The use of external knowledge for innovation (i.e., inbound or outside-in open innovation) has received substantial attention in the innovation literature. However, the “human side” of open innovation is still poorly understood. We consider the role of employee characteristics with respect to predicting firm-level openness. Drawing on the human capital, learning and creativity literatures, we theorize that knowledge diversity of the firm’s employees is positively associated with employees’ ability to identify and absorb external knowledge, which aggregates to increased firm-level openness—that is, firms’ use of external knowledge in their pursuit of innovation. Based on a combination of three data sources, namely, two survey data sources and register data, we find support for our hypothesis that employees’ educational diversity is positively associated with firm-level openness. However, we find no direct association between employees’ work history diversity and firm-level openness but rather—as also hypothesized—a conditional relationship based on educational background, which implies that diverse work history only has a positive impact at higher levels of educational diversity. To reduce endogeneity concerns, we undertake a series of robustness checks.

Introduction

The innovation field increasingly highlights the sourcing of knowledge for innovation across the boundaries of the firm (Dahlander and Gann, 2010, West et al., 2014). In particular, the literature on “open innovation” stresses that firms’ openness to external sources of knowledge is an important driver of innovation performance (Laursen and Salter, 2006, West and Bogers, 2014). Much recent research explores the antecedents, processes, and outcomes of open innovation. Firm-level antecedents to open innovation include specific configurations of organizational design (Foss et al., 2011, Foss et al., 2013, Laursen and Salter, 2006, Leiponen and Helfat, 2010), absorptive capacity (de Faria et al., 2010, de Jong and Freel, 2010, Fabrizio, 2009), and culture (Burcharth et al., 2014; Dodgson et al., 2006, Herzog and Leker, 2010).

There is growing interest in assessing open innovation at a more micro level than the organization per se. Recent examples are Du et al.’s (2014) study of open innovation projects, Salter et al.’s (2015) study of individual-level openness and idea generation in R&D, Dahlander et al.’s (2016) study of elite boundary spanners, Ahn et al.’s (2017) study on the role of CEO characteristics in facilitating open innovation in SMEs, and Rangus and Černe’s (2017) study of the relationship between leadership, openness and innovation performance. In spite of such studies, the individual-level factors that determine firm-level openness—that is, the “microfoundations” (Felin et al., 2015) of open innovation—remain relatively ill understood (Bogers et al., 2017). As a result, most research on open innovation still “neglects the human side” (Gassmann et al., 2010: 218), so that “we still know little about how individuals who take up the open innovation role draw upon their networks to support them in this role” (West et al., 2014: 809).
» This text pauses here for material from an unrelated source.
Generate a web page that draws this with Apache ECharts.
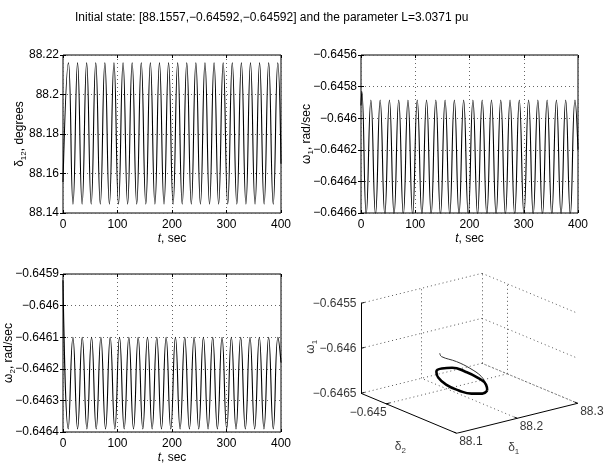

The relative lack of focus on the individual-level attributes of open innovation is at odds with Chesbrough’s (2003) early argument that the availability of highly educated individuals and the mobility of skilled labor constitute key factors that are important for driving the shift toward open innovation. Indeed, extant literature has argued for a positive association between job mobility and innovation based on the argument that such mobility brings new human capital—that is, employees’ knowledge, skills and abilities obtained through education, training, experience, and so on (Becker and Huselid, 2006, Coff and Kryscynski, 2011, Hunter et al., 2012)—into the firm and increases the diversity of the firm’s knowledge bases (Cohen and Levinthal, 1990, Fleming and Marx, 2006). However, the specific mechanisms through which this diversity is established and enacted still need to be better understood (Gassmann et al., 2010, Østergaard et al., 2011, Talke et al., 2010). For example, in the context of open innovation, much attention has been given to absorptive capacity as being instrumental in integrating externally sourced knowledge (West and Bogers, 2014), but few studies provide a theory-grounded explanation of the connection between open innovation and absorptive capacity, and how they cut across individual and organizational levels of analysis (Bogers et al., 2017).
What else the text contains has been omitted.